--- EXERCISE AIM ---
The data below must be copied in full and without any change.

— BEGIN PROVIDED MATERIAL —

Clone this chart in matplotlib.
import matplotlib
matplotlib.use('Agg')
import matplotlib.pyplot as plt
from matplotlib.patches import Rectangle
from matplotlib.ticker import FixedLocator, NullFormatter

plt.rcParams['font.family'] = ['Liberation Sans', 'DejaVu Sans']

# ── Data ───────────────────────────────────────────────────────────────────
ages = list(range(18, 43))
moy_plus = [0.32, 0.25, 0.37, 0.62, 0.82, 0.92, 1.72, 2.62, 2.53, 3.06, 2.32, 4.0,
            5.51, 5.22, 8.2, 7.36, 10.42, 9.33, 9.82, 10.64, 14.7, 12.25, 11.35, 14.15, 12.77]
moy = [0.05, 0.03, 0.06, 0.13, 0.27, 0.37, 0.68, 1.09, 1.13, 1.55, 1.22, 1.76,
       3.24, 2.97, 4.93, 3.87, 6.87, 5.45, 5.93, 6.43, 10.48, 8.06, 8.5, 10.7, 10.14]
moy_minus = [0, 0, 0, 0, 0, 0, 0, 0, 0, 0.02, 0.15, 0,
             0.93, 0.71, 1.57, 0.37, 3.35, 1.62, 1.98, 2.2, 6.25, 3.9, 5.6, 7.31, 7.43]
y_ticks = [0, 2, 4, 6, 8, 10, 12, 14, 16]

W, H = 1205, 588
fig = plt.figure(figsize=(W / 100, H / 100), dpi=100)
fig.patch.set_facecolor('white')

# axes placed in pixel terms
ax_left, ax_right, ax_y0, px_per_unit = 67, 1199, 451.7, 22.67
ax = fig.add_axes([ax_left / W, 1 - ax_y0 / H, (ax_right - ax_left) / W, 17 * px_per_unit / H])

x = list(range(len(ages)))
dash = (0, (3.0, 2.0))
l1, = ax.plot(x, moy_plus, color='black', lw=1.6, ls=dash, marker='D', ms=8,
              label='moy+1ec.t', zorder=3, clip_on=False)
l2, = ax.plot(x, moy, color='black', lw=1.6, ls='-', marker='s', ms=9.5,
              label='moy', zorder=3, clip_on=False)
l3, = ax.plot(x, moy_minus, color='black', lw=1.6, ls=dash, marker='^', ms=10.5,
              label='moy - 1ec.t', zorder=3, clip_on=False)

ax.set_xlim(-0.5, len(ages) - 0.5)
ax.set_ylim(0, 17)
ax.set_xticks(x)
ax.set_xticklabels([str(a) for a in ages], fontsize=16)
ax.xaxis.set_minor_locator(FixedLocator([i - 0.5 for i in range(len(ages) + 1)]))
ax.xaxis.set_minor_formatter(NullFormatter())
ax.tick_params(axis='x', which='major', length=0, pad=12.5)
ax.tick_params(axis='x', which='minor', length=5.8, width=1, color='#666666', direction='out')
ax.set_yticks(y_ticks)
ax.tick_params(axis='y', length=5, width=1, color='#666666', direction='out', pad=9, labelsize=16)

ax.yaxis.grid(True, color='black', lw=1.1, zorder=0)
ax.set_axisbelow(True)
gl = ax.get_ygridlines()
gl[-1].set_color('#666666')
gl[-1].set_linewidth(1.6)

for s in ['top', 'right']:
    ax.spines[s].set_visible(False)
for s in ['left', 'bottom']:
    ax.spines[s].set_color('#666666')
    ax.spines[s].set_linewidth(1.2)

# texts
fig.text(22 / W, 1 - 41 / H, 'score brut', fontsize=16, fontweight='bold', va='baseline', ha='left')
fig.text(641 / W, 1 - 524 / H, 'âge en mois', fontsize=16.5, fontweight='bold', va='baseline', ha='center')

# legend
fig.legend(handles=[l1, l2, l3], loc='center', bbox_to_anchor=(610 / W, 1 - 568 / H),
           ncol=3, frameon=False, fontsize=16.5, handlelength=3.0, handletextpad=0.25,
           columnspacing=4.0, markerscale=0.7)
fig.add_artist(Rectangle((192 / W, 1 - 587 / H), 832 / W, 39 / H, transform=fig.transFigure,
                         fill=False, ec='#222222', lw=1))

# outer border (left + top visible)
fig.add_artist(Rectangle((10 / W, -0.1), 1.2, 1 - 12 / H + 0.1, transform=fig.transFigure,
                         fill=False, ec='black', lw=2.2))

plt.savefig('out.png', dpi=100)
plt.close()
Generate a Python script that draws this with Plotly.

— END PROVIDED MATERIAL —

--- EXERCISE OUTPUT ---
Clone this chart in matplotlib.
import matplotlib
matplotlib.use('Agg')
import matplotlib.pyplot as plt
from matplotlib.patches import Rectangle
from matplotlib.ticker import FixedLocator, NullFormatter

plt.rcParams['font.family'] = ['Liberation Sans', 'DejaVu Sans']

# ── Data ───────────────────────────────────────────────────────────────────
ages = list(range(18, 43))
moy_plus = [0.32, 0.25, 0.37, 0.62, 0.82, 0.92, 1.72, 2.62, 2.53, 3.06, 2.32, 4.0,
            5.51, 5.22, 8.2, 7.36, 10.42, 9.33, 9.82, 10.64, 14.7, 12.25, 11.35, 14.15, 12.77]
moy = [0.05, 0.03, 0.06, 0.13, 0.27, 0.37, 0.68, 1.09, 1.13, 1.55, 1.22, 1.76,
       3.24, 2.97, 4.93, 3.87, 6.87, 5.45, 5.93, 6.43, 10.48, 8.06, 8.5, 10.7, 10.14]
moy_minus = [0, 0, 0, 0, 0, 0, 0, 0, 0, 0.02, 0.15, 0,
             0.93, 0.71, 1.57, 0.37, 3.35, 1.62, 1.98, 2.2, 6.25, 3.9, 5.6, 7.31, 7.43]
y_ticks = [0, 2, 4, 6, 8, 10, 12, 14, 16]

W, H = 1205, 588
fig = plt.figure(figsize=(W / 100, H / 100), dpi=100)
fig.patch.set_facecolor('white')

# axes placed in pixel terms
ax_left, ax_right, ax_y0, px_per_unit = 67, 1199, 451.7, 22.67
ax = fig.add_axes([ax_left / W, 1 - ax_y0 / H, (ax_right - ax_left) / W, 17 * px_per_unit / H])

x = list(range(len(ages)))
dash = (0, (3.0, 2.0))
l1, = ax.plot(x, moy_plus, color='black', lw=1.6, ls=dash, marker='D', ms=8,
              label='moy+1ec.t', zorder=3, clip_on=False)
l2, = ax.plot(x, moy, color='black', lw=1.6, ls='-', marker='s', ms=9.5,
              label='moy', zorder=3, clip_on=False)
l3, = ax.plot(x, moy_minus, color='black', lw=1.6, ls=dash, marker='^', ms=10.5,
              label='moy - 1ec.t', zorder=3, clip_on=False)

ax.set_xlim(-0.5, len(ages) - 0.5)
ax.set_ylim(0, 17)
ax.set_xticks(x)
ax.set_xticklabels([str(a) for a in ages], fontsize=16)
ax.xaxis.set_minor_locator(FixedLocator([i - 0.5 for i in range(len(ages) + 1)]))
ax.xaxis.set_minor_formatter(NullFormatter())
ax.tick_params(axis='x', which='major', length=0, pad=12.5)
ax.tick_params(axis='x', which='minor', length=5.8, width=1, color='#666666', direction='out')
ax.set_yticks(y_ticks)
ax.tick_params(axis='y', length=5, width=1, color='#666666', direction='out', pad=9, labelsize=16)

ax.yaxis.grid(True, color='black', lw=1.1, zorder=0)
ax.set_axisbelow(True)
gl = ax.get_ygridlines()
gl[-1].set_color('#666666')
gl[-1].set_linewidth(1.6)

for s in ['top', 'right']:
    ax.spines[s].set_visible(False)
for s in ['left', 'bottom']:
    ax.spines[s].set_color('#666666')
    ax.spines[s].set_linewidth(1.2)

# texts
fig.text(22 / W, 1 - 41 / H, 'score brut', fontsize=16, fontweight='bold', va='baseline', ha='left')
fig.text(641 / W, 1 - 524 / H, 'âge en mois', fontsize=16.5, fontweight='bold', va='baseline', ha='center')

# legend
fig.legend(handles=[l1, l2, l3], loc='center', bbox_to_anchor=(610 / W, 1 - 568 / H),
           ncol=3, frameon=False, fontsize=16.5, handlelength=3.0, handletextpad=0.25,
           columnspacing=4.0, markerscale=0.7)
fig.add_artist(Rectangle((192 / W, 1 - 587 / H), 832 / W, 39 / H, transform=fig.transFigure,
                         fill=False, ec='#222222', lw=1))

# outer border (left + top visible)
fig.add_artist(Rectangle((10 / W, -0.1), 1.2, 1 - 12 / H + 0.1, transform=fig.transFigure,
                         fill=False, ec='black', lw=2.2))

plt.savefig('out.png', dpi=100)
plt.close()
Generate a Python script that draws this with Plotly.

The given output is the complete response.